As we press into the Practice of Simplicity, specifically in relation to what we own, there are two principles that are helpful in guiding our journey toward freedom: “de-owning” (or “owning less”) and generosity. As most Practices go, the more you do it, the more it changes you and the easier it gets. Eventually, we can become the kinds of people who know in our bones that what Jesus says is true: it’s better to give than receive. At the end of the day, Simplicity is about a heart postured towards God, believing in his goodness and provision.
Discuss the coming week’s practice (10 minutes)
There are two parts to this practice, based on the two steps: limiting how much we own, and practicing generosity.
First, to limit how much we own, we’ll plan to minimize our homes.

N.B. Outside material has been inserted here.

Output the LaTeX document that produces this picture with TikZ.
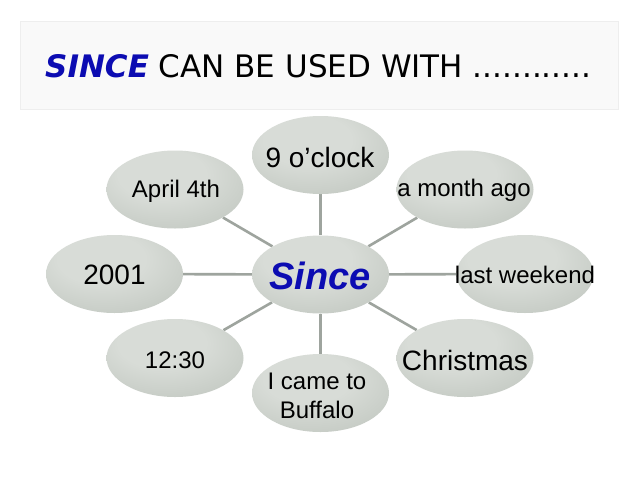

Unless you live in a studio apartment alone or are already something of a minimalist, this is likely to take much longer than a week. It may take months, or longer! That is okay. To get you started, we’ll follow the same basic process as we did with our closets.
Go through each room in your home, and sort items into five categories:
- Giveaway: items to give away to a friend, a neighbor (perhaps via a group like Buy Nothing), or to Goodwill.
- Sell: items in good condition you’d like to sell.
- Throwaway or recycle: for items beyond repair or further use.
- Wait: this pile is key. For sentimental items or things we think we “might need” in the future, put them away in a box or bag in a closet and put it out of sight for a set period of time, perhaps 3–6 months. If at any point you want something, go get it out! Revisit the box when time is up, and you may discover the items are easier to give away.
- Keep: whatever you feel is useful, beautiful, and has a purpose in your life as a follower of Jesus.
A few rules of thumb as you get started:
- Start with the easy stuff, such as your living room and bathroom, followed by your bedroom.
- Save the hard stuff for last, such as sentimental items, office paperwork, and your garage.
- Hold each item and ask a few basic questions: Do I need this? Is it useful or beautiful? Does it aid me or hamper me in my quest to live in the kingdom with Jesus?
- Avoid duplicates and collections. Most of us don’t need multiple sets of sheets, two dozen mugs, and three sets of towels.
- Avoid the trap of, “but I may use this someday…” This is going to cover a huge number of items, and is the reason many of us hold on to so much!
- Get help from the experts. We have a mini-podcast series with Joshua Becker of becomingminimalist.com on our feed, as well as a list of recommended resources on our site.
Then, we’ll jump in on generosity.
- Again, start small. As we like to say, start where you’re at, not where you should be. If you’re out of work right now, or in debt, just start where you are.
- Give first. Or in the language or biblical theology, give the “first fruits.” Ancient agrarian followers of Jesus would give the first fruits of their harvest to God as an act of gratitude for the rain and the sun, and an act of trust in God’s provision in the weeks to come. Rather than wait until the end of harvest, see if they have anything left, and give out of that. For us today, it means as soon as we get our paycheck, we give whatever we have determined in our heart to give, rather than wait.
- Divert one specific expense to generosity. It can be big, like selling a car to eliminate a monthly payment, or small, like cancelling a streaming service. Or anything in-between.
- Give to a person or cause you care about, but with special attention to the poor and the church.
- If you can, tithe. The New Testament does not teach we have to tithe, but most followers of Jesus argue that tithing is an “economic floor” to start from, and that we are to direct our tithe to the poor and the church. If you already tithe, consider a graduated tithe (allowing the percentage of your giving to increase as your income increases).
- Watch what happens in your heart. What as you feel more free, more happy, more content, more in the inner-life of God himself, and let that spur you on to even greater generosity.
Work through these questions together as a Community (20–25 mins)
- Has the idea that “more is better” been part of your life or upbringing? How has that idea impacted you, if at all?
- Have you noticed any correlation in your own life between how much you own and how content you are? How did one impact the other?
- When in life have you been most content? Did contentment take intentionality, or come naturally?
- Is generosity part of your current financial practice? How does giving money away affect you?